BRUSSELS (Reuters) - The European Union must spend more on defense and uphold accords on climate change and Iran’s nuclear program, the bloc’s foreign ministers said after mulling future ties with U.S. President-elect Donald Trump, who has cast doubt on all three.
“We understand that there will be more American businesslike approach and therefore there should also be more Europe from our side,” said Miroslav Lajcak, the foreign minister of Slovakia, which now holds the EU’s rotating presidency.
“But no one has ever questioned the outcome of the election or our readiness to work with the United States,” he said after a late Sunday meeting of the bloc.
During the election campaign, Trump suggested he would make U.S. security guarantees for its European allies conditional and has criticized both the international Paris agreement to fight climate change and the deal curbing Iran’s nuclear program.
The EU’s top diplomat, Federica Mogherini, said the bloc’s foreign and defense ministers will decide on Monday to boost their common defense and security capabilities.
“It could be even more relevant in the future,” she said.
But, in a clear sign of disunity in the bloc, the British and Hungarian foreign ministers refused to attend the ad-hoc meeting convened after Trump’s shock victory at the polls on Nov. 8. The French minister was also not present.
“Europe has multiple problems, but one of them is not America,” said Poland’s Witold Waszczykowski. “Americans chose a man who is no angel, but is not a child requiring special treatment either.”

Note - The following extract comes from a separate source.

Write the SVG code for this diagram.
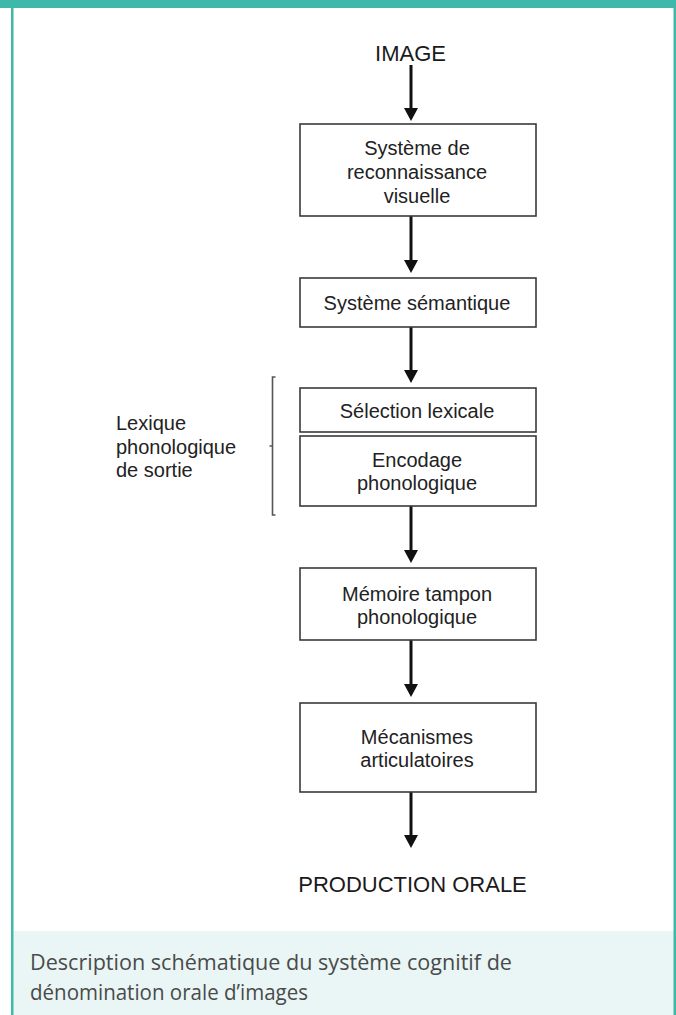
<svg xmlns="http://www.w3.org/2000/svg" width="676" height="1015" viewBox="0 0 676 1015">
  <style>
    .box { fill: #ffffff; stroke: #3a3a3a; stroke-width: 1.6; }
    .t { font-family: "Liberation Sans", Arial, sans-serif; font-size: 20px; fill: #222222; text-anchor: middle; }
    .big { font-family: "Liberation Sans", Arial, sans-serif; font-size: 22px; fill: #1a1a1a; text-anchor: middle; }
    .lbl { font-family: "Liberation Sans", Arial, sans-serif; font-size: 20px; fill: #222222; }
    .cap { font-family: "Open Sans", Lato, sans-serif; font-size: 21px; fill: #4a4a4a; }
    .arr { stroke: #111111; stroke-width: 3; fill: none; marker-end: url(#ah); }
  </style>
  <defs>
    <marker id="ah" viewBox="0 0 13 14" refX="1" refY="7" markerWidth="13" markerHeight="14" markerUnits="userSpaceOnUse" orient="auto">
      <path d="M0,0 L13,7 L0,14 z" fill="#111111"/>
    </marker>
  </defs>

  <g id="frame">
    <rect x="0" y="0" width="676" height="1015" fill="#ffffff"/>
    <rect x="13" y="931" width="661" height="84" fill="#e9f6f5"/>
    <rect x="0" y="0" width="676" height="8" fill="#3fb8a9"/>
    <rect x="11" y="0" width="2.5" height="1015" fill="#3fb8a9"/>
    <rect x="673.5" y="0" width="2.5" height="1015" fill="#3fb8a9"/>
  </g>

  <g id="connectors">
    <line class="arr" x1="411" y1="65" x2="411" y2="109"/>
    <line class="arr" x1="411" y1="216" x2="411" y2="261"/>
    <line class="arr" x1="411" y1="327" x2="411" y2="371"/>
    <line class="arr" x1="411" y1="506" x2="411" y2="551"/>
    <line class="arr" x1="411" y1="640" x2="411" y2="685"/>
    <line class="arr" x1="411" y1="792" x2="411" y2="836"/>
  </g>

  <g id="image">
    <text class="big" x="410.5" y="61">IMAGE</text>
  </g>

  <g id="reconnaissance">
    <rect class="box" x="300" y="124" width="236" height="92"/>
    <text class="t" x="417" y="155">Système de</text>
    <text class="t" x="417" y="179">reconnaissance</text>
    <text class="t" x="417" y="203">visuelle</text>
  </g>

  <g id="semantique">
    <rect class="box" x="300" y="278" width="236" height="49"/>
    <text class="t" x="417" y="310">Système sémantique</text>
  </g>

  <g id="selection">
    <rect class="box" x="300" y="388" width="236" height="44"/>
    <text class="t" x="417" y="418">Sélection lexicale</text>
  </g>

  <g id="encodage">
    <rect class="box" x="300" y="436" width="236" height="70"/>
    <text class="t" x="417" y="467">Encodage</text>
    <text class="t" x="417" y="490">phonologique</text>
  </g>

  <g id="lexique">
    <path d="M275.5,377 L272.5,377 L272.5,515 L275.5,515 M272.5,446 L269.5,446" fill="none" stroke="#555555" stroke-width="1.6"/>
    <text class="lbl" x="116" y="430">Lexique</text>
    <text class="lbl" x="116" y="454">phonologique</text>
    <text class="lbl" x="116" y="477">de sortie</text>
  </g>

  <g id="memoire">
    <rect class="box" x="300" y="568" width="236" height="72"/>
    <text class="t" x="417" y="601">Mémoire tampon</text>
    <text class="t" x="417" y="624">phonologique</text>
  </g>

  <g id="mecanismes">
    <rect class="box" x="300" y="703" width="236" height="89"/>
    <text class="t" x="417" y="744">Mécanismes</text>
    <text class="t" x="417" y="767">articulatoires</text>
  </g>

  <g id="production">
    <text class="big" x="412.5" y="892">PRODUCTION ORALE</text>
  </g>

  <g id="caption">
    <text class="cap" x="30" y="970" textLength="482" lengthAdjust="spacingAndGlyphs">Description schématique du système cognitif de</text>
    <text class="cap" x="30" y="1000" textLength="278" lengthAdjust="spacingAndGlyphs">dénomination orale d’images</text>
  </g>
</svg>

Britain, which voted in June to leave the bloc, and eastern states such as Hungary and Poland, have criticized the EU for its response to a mass influx of refugees and migrants last year and for centralizing too much power in Brussels at the expense of individual member states.
“These are the problems we should be dealing with and this special consideration of the United States that Europe is showing now is a bit exaggerated,” Waszczykowski said.
Fostering closer defense cooperation has long proved difficult in the EU but Germany and France now hope Trump’s victory gives the plan renewed momentum.
“I think the debate at the moment is to see how Europe can strengthen its voice in the world. We have already spoken about matters of security and defense,” said Belgium’s Didier Reynders. “That may also be true for matters of commerce, migration and climate change.”